Though recreational marijuana is not legalized in Rhode Island- “Yet,” said Campbell- the fact that it is legal in four states makes it seem like less of a hard drug to many people who justify the risks of dealing. “I never really viewed weed as a hardcore drug,” Johansson, who stopped dealing when she stopped smoking at the end of her freshman year, said.

In addition to the lure of making and saving money, the students interviewed were unanimous in their desire to provide a service to their peers.

“I was in it for the intentions of being a stoner and I wanted to smoke for free and get other people high,” Johansson said. “I would hook people up- maybe give them a little more than they were buying or cut them a deal, I was always reliable and I always had good bud.”

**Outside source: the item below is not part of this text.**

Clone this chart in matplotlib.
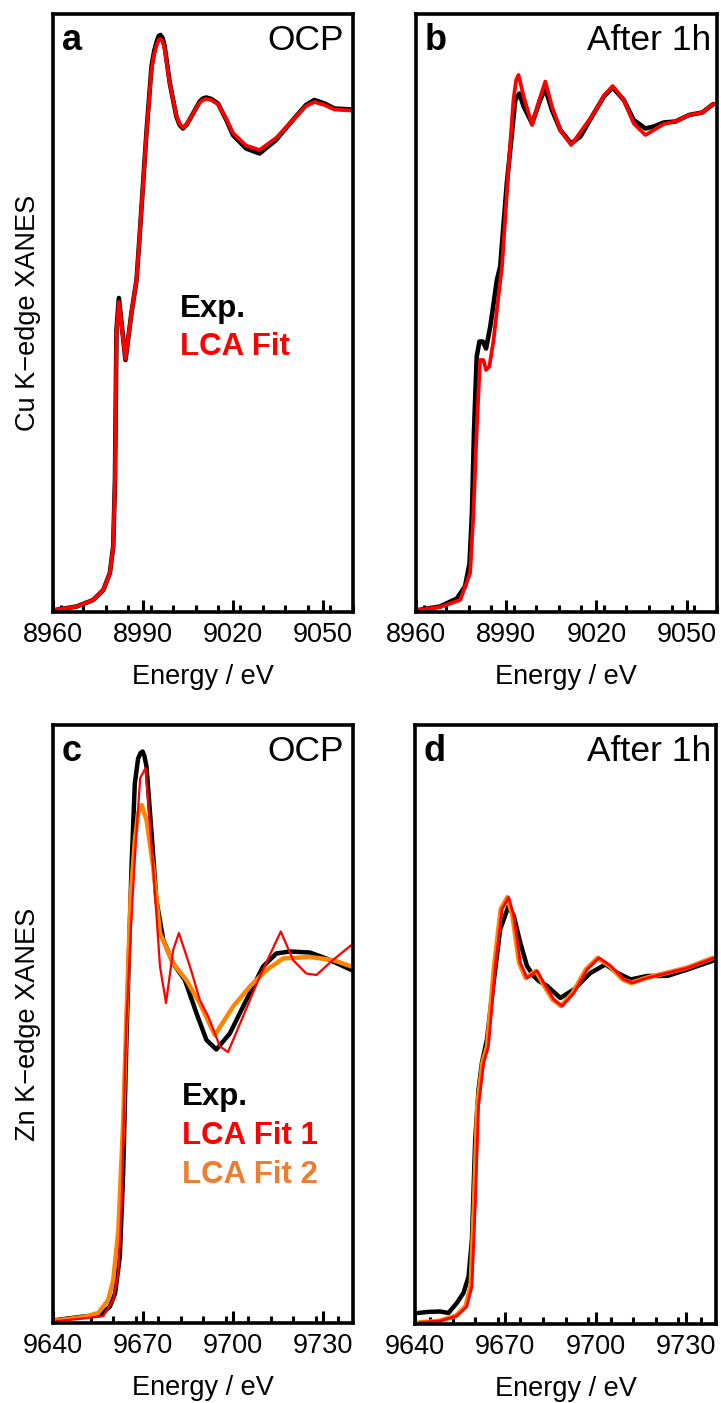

“I like supplying people with marijuana because a lot of people in school are stressed out and a lot of people need marijuana to relax and it makes everyone a little happier,” Campbell, who also enjoys smoking with his clients, said.

Contrary to the beliefs of student dealers who think they are selling below the radar, Chalek said that 36 years into his career, he has no preconceived notions of what a drug dealer is.

“You can’t commit a felony even if you have what you think is a noble purpose,” Chalek said of the student’s justifications for selling drugs. “I think it’s a sad state that people would resort to that.”

“There are ignorant people, people who don’t understand the struggle,” Churchill said. “I’m not hurting anybody, I’m just helping out friends, people that I know who need a little extra help studying and stuff.”